* [YOUR TASK] Only the lines from the start of the data through the line with "import * as" belong in the copy. Restate them word for word, minus the pictures.
=== PROVIDED MATERIAL ===
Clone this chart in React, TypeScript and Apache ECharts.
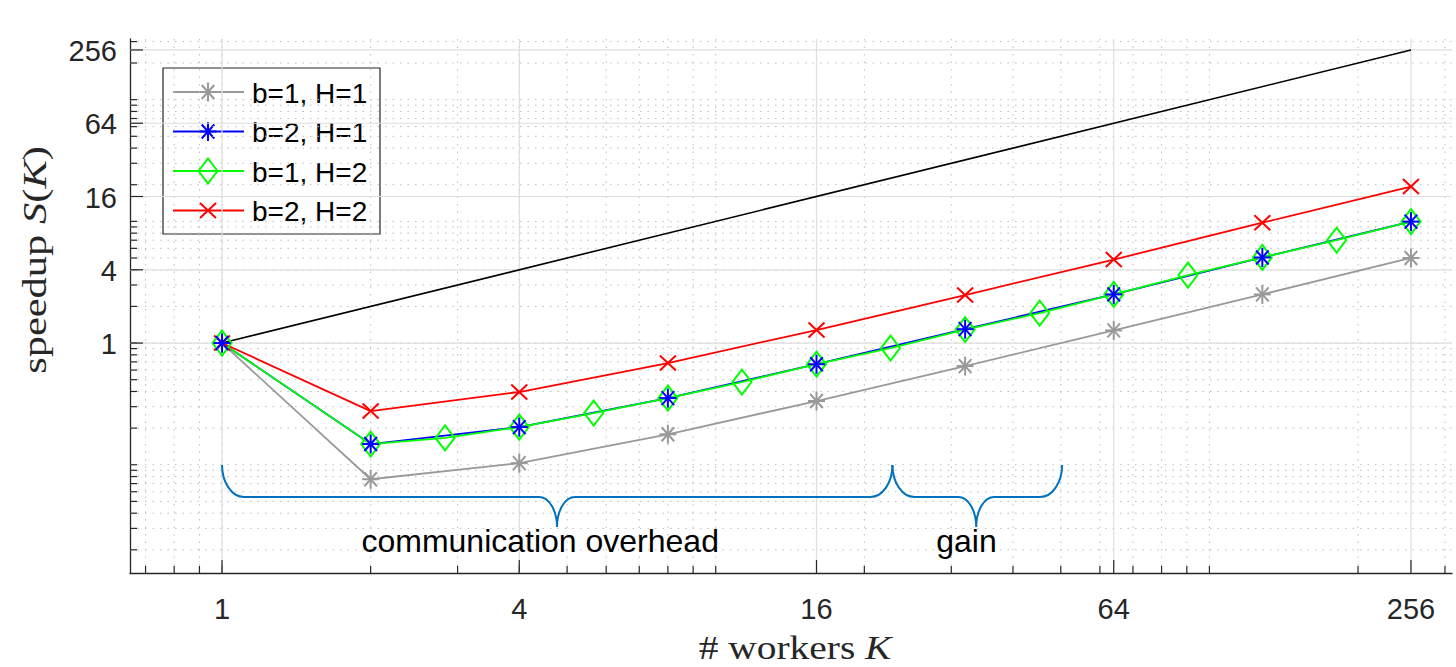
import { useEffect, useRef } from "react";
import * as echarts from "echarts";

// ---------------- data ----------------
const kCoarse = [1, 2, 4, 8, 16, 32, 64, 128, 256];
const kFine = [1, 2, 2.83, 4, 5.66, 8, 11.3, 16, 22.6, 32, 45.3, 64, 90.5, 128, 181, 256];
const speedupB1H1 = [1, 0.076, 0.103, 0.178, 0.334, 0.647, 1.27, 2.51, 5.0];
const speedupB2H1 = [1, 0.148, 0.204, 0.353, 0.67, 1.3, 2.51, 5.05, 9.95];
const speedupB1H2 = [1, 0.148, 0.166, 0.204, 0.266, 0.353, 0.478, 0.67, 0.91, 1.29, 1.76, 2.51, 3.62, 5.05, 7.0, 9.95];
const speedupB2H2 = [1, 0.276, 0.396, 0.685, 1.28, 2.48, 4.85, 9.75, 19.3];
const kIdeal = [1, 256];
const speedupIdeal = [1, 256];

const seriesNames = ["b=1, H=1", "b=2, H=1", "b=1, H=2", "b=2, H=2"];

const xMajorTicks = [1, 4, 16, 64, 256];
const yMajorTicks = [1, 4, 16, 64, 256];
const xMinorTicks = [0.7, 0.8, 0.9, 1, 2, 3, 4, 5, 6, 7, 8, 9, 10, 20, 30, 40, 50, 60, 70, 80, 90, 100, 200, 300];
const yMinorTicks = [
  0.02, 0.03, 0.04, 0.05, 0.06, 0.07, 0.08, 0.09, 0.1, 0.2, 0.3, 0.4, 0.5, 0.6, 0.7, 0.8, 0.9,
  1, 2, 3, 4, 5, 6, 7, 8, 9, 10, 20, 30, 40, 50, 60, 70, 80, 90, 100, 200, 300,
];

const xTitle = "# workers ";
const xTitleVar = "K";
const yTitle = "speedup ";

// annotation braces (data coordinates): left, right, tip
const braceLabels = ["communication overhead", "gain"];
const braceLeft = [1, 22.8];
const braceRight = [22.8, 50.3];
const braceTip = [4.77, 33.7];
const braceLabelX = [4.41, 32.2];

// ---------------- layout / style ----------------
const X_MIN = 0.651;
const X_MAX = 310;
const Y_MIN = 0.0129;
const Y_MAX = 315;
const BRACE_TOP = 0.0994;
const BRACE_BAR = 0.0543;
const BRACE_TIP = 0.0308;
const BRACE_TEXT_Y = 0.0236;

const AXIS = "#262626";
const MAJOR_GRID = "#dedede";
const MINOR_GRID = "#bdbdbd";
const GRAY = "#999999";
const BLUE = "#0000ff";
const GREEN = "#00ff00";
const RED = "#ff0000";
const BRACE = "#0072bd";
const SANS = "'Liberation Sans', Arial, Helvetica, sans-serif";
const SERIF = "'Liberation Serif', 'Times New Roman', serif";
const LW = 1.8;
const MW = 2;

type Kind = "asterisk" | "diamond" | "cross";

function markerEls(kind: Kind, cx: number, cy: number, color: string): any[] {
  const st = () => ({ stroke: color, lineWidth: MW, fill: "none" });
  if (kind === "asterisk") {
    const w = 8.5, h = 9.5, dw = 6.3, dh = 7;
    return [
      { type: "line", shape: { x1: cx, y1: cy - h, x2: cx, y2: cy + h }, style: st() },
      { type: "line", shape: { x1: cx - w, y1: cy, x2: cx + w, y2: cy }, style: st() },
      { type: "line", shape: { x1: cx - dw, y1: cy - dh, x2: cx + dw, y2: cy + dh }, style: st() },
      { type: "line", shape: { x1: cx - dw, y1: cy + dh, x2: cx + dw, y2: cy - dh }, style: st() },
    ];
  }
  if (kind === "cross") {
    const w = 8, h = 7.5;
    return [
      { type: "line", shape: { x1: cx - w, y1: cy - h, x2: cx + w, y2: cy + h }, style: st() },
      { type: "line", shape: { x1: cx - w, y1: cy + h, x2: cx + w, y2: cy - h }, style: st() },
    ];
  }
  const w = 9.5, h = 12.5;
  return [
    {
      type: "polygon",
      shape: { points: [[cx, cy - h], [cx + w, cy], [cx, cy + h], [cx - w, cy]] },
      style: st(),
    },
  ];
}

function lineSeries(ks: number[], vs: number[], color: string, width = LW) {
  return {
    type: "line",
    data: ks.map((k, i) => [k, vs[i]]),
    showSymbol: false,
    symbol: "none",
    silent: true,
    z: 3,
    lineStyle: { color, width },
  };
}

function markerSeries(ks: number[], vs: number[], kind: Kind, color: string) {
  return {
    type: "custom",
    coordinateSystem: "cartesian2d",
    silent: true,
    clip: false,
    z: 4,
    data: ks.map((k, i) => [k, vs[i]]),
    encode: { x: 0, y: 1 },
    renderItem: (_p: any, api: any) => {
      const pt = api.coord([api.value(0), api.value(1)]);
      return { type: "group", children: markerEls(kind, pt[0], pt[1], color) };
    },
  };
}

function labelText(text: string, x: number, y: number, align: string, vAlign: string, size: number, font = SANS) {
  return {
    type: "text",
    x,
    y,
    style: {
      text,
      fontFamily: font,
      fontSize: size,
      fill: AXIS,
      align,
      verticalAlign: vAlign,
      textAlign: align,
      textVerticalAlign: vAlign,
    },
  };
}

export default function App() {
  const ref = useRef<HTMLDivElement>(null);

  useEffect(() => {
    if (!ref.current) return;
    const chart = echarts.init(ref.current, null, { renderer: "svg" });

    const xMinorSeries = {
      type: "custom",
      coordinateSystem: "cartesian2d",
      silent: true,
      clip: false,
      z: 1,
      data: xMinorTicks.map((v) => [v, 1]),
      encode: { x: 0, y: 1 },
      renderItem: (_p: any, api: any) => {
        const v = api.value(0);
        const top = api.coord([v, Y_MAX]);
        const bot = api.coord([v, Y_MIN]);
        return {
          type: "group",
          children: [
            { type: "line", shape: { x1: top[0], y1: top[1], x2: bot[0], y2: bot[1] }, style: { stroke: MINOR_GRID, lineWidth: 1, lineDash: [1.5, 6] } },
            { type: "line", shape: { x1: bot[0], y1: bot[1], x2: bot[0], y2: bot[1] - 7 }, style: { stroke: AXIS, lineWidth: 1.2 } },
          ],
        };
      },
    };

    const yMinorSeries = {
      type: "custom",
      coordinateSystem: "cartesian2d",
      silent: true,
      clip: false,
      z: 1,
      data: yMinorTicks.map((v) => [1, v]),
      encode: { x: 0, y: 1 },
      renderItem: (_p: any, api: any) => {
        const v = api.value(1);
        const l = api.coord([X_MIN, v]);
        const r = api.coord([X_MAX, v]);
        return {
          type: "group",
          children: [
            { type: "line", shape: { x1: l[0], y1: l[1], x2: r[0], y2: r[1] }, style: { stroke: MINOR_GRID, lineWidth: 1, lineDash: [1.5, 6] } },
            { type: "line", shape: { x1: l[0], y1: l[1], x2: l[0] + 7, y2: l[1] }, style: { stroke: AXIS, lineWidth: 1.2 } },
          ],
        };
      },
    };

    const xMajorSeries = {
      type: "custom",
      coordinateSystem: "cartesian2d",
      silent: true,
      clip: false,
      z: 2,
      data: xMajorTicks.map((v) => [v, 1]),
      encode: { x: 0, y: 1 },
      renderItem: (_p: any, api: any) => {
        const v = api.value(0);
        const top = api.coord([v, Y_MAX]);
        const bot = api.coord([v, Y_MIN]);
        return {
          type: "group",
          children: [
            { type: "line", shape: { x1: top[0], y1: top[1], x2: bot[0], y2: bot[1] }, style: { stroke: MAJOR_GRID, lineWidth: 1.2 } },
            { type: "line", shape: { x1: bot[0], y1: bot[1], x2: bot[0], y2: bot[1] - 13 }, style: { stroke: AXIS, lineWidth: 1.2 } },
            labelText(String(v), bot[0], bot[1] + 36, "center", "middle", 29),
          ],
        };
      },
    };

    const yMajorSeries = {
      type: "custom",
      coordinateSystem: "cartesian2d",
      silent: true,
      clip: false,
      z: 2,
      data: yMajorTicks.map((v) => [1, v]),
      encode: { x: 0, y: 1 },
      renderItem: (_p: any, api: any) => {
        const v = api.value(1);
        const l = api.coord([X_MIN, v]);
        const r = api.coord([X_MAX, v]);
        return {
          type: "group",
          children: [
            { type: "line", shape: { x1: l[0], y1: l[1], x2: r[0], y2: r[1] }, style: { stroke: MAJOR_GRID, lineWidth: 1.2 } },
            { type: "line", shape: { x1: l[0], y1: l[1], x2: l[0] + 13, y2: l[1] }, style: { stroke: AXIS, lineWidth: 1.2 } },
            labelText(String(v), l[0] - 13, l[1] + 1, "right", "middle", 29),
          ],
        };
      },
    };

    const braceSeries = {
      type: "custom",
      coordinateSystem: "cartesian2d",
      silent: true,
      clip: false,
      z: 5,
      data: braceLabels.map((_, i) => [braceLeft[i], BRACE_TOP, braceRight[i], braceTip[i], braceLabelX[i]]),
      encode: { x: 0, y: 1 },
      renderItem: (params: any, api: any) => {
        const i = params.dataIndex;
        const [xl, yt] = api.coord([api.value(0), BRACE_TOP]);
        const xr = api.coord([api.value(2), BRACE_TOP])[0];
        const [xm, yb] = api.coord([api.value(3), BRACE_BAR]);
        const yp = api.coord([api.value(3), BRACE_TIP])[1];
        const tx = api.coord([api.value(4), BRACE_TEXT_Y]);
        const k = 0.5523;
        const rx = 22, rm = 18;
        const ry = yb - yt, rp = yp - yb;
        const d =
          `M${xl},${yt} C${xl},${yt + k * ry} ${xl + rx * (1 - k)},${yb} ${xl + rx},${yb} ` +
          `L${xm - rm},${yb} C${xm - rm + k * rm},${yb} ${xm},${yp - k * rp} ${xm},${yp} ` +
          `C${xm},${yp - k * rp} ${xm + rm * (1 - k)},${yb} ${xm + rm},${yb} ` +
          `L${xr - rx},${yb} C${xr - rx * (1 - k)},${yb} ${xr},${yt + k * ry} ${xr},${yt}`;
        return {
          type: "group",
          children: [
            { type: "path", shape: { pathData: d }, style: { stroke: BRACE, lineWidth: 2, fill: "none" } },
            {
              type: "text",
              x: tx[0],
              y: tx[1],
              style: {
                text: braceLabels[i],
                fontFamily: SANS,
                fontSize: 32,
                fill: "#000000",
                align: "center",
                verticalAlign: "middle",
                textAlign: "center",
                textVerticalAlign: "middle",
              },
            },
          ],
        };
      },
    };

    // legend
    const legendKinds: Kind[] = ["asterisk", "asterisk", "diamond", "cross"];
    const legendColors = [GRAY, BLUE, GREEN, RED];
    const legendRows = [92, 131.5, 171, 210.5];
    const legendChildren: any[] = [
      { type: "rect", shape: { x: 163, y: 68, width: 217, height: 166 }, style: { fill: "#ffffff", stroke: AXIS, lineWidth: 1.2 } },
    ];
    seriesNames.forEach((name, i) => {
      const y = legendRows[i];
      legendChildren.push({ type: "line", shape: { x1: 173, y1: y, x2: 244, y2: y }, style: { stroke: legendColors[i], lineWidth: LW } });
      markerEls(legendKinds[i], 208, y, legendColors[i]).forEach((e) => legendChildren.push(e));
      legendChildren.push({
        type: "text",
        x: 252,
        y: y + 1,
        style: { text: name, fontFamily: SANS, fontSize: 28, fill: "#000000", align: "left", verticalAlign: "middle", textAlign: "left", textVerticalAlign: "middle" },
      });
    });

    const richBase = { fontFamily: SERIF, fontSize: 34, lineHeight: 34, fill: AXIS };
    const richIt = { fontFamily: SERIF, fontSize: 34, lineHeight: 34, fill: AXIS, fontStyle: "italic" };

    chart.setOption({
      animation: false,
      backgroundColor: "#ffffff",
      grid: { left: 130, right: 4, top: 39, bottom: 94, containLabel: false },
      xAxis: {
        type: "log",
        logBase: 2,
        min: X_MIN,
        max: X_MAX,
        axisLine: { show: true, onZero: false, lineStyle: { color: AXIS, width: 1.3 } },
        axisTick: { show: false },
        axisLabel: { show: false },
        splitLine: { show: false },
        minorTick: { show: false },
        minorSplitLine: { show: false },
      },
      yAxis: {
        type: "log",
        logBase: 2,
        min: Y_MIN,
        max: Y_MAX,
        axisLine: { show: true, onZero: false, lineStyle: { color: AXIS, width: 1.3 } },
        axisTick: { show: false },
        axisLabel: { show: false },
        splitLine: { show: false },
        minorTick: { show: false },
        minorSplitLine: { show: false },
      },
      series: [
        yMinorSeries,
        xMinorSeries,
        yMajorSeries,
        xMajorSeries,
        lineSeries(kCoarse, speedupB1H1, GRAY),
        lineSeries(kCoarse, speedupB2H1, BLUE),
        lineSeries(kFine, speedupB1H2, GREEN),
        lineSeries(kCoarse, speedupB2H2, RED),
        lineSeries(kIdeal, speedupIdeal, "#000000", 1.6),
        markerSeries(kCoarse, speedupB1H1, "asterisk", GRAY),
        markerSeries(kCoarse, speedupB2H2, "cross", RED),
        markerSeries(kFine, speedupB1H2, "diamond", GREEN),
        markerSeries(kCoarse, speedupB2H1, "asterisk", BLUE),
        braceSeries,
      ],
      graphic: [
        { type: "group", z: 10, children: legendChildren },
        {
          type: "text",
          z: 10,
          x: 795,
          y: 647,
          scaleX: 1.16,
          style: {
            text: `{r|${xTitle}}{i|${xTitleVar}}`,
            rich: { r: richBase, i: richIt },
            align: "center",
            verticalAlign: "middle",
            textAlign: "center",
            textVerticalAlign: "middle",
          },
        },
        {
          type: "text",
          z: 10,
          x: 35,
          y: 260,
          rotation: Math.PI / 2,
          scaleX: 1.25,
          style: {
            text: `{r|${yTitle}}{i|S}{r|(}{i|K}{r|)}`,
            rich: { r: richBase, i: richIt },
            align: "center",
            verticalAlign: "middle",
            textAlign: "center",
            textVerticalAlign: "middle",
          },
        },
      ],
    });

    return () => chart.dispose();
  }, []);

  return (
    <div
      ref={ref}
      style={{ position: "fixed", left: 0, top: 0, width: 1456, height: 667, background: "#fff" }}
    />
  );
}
===
* [REPLY TO THE EXERCISE]
Clone this chart in React, TypeScript and Apache ECharts.
import { useEffect, useRef } from "react";
import * as echarts from "echarts";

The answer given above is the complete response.